追悼・さくらももこさん デタラメと天才
透視図法の発達
実はさくらの絵には『源氏物語絵巻』の影響が脈づいているのだが、ここで簡単に西洋と東洋の画法の歴史を追ってみよう。 中国や日本では早くから紙が発達していたので、絵も書と同じように、紙に筆と墨で描くものであったが、西洋では15世紀まで紙が未発達で、絵は建築にレリーフとして彫り込まれ、あるいはモザイクタイルやフレスコ画のように仕上げ材として固着されるものであった。
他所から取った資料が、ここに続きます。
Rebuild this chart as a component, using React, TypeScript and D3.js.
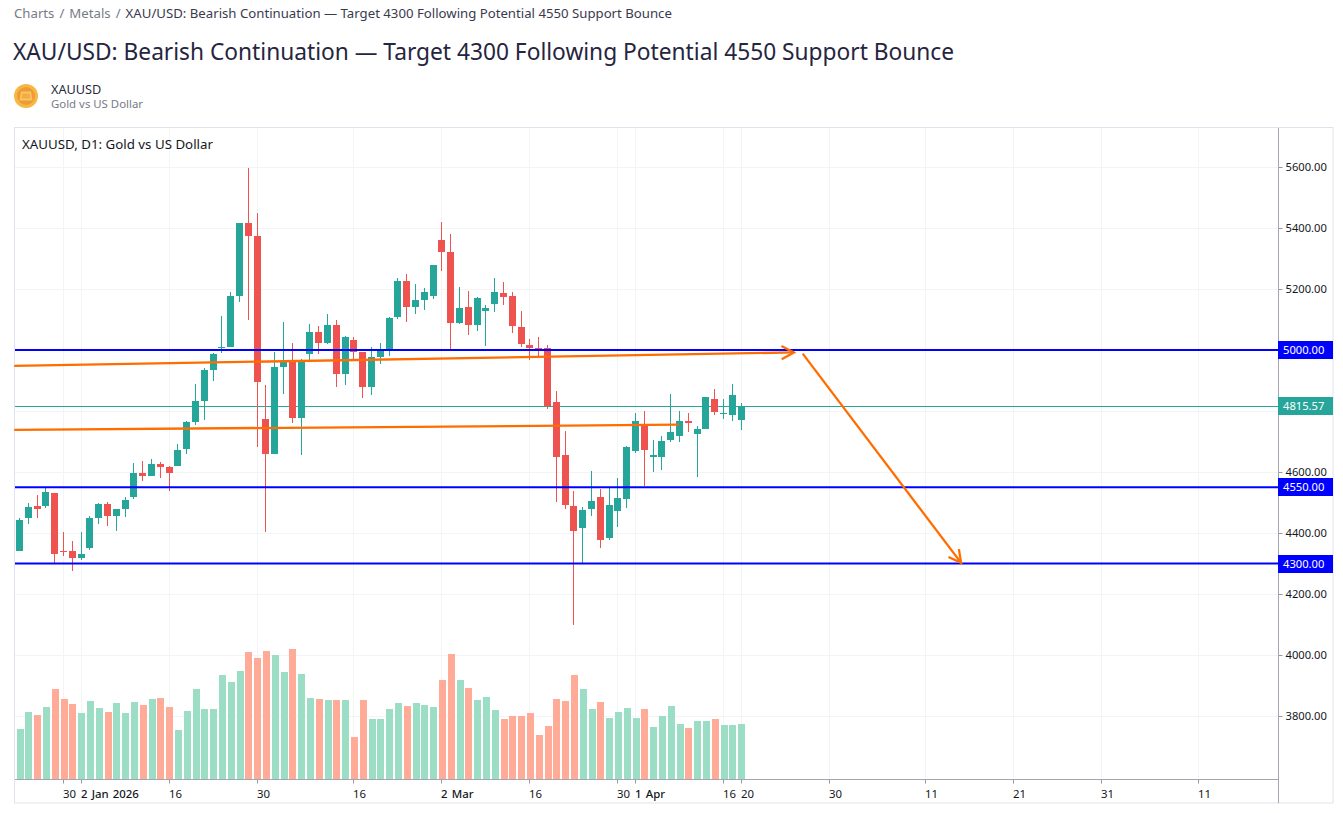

したがって画家は、西洋では彫刻家に近く、東洋では書家(あるいは文人)に近い。彫刻家でもあり画家でもあったミケランジェロと、俳人でもあり画家でもあった与謝蕪村を比べればよく分かる。 古代エジプトやメソポタミアのレリーフでは、人間を横から描き(彫り)、腕と足を二本ずつ描く(彫る)ので、不自然な姿勢になることが多かった。ギリシャでは、レリーフに代わって完全な彫像がつくられるようになり、これがきわめてリアルなものとなったので、絵画にもリアリズムが発達した。 しかし中世ヨーロッパでは、ほとんどの絵画が宗教画であり、キリストとマリアを大きく、その他の聖人を小さく描く習慣となった。つまりリアリズムより宗教的意味が重視されたのだ。 イタリア・ルネサンスにおいて古典が復活し、たとえばラファエロのようなギリシャ的リアリズムの美術が絢爛と開花する。遠近法の発達も著しく、現在に近い正確な透視図法が現れた。レオナルド・ダ・ヴィンチの『最後の晩餐』では、遠くのものは空気の厚みを感じられるようにボンヤリと描き、建築の奥行きをもつ平行線は一点に収束している。
『源氏物語絵巻』の画法
中国や日本では、紙に筆と墨で描く「東洋的線描」が発達したが、中国では水墨そのものの味を重視した水墨画が、日本では細い線描に植物染料などによる色づけをする大和絵が発達した。その大和絵が生活文化として様式化したのが「絵巻」である。『源氏物語絵巻』『信貴山縁起絵巻』『伴大納言絵詞』は圧巻だ。特に源氏絵巻は、室内の描写が多いので、屋根天井を取り払い、正面を立面図的に描いて、鴨居や畳など平面の平行線を斜め平行に描く。これは吹抜屋台とも呼ばれる画法で、さくらももこの画法にも通じるのだ。おそらく本人は意識していないが、文化というものは何かしら連続しているものである。 時代は下って江戸の浮世絵、北斎や広重の極端なアングルによる遠近法(遠近感)はヨーロッパの後期印象派の画家たちを驚かせた。絵巻物を広げながら時間を追うという物語性がマンガの画面構成につながり、浮世絵の庶民性、日常性、ドラマ性、そして何よりもプリント(木版)であることが現代のマンガ本出版につながる。そう考えれば、戦後日本のマンガ文化にもそれなりの伝統があるということになる。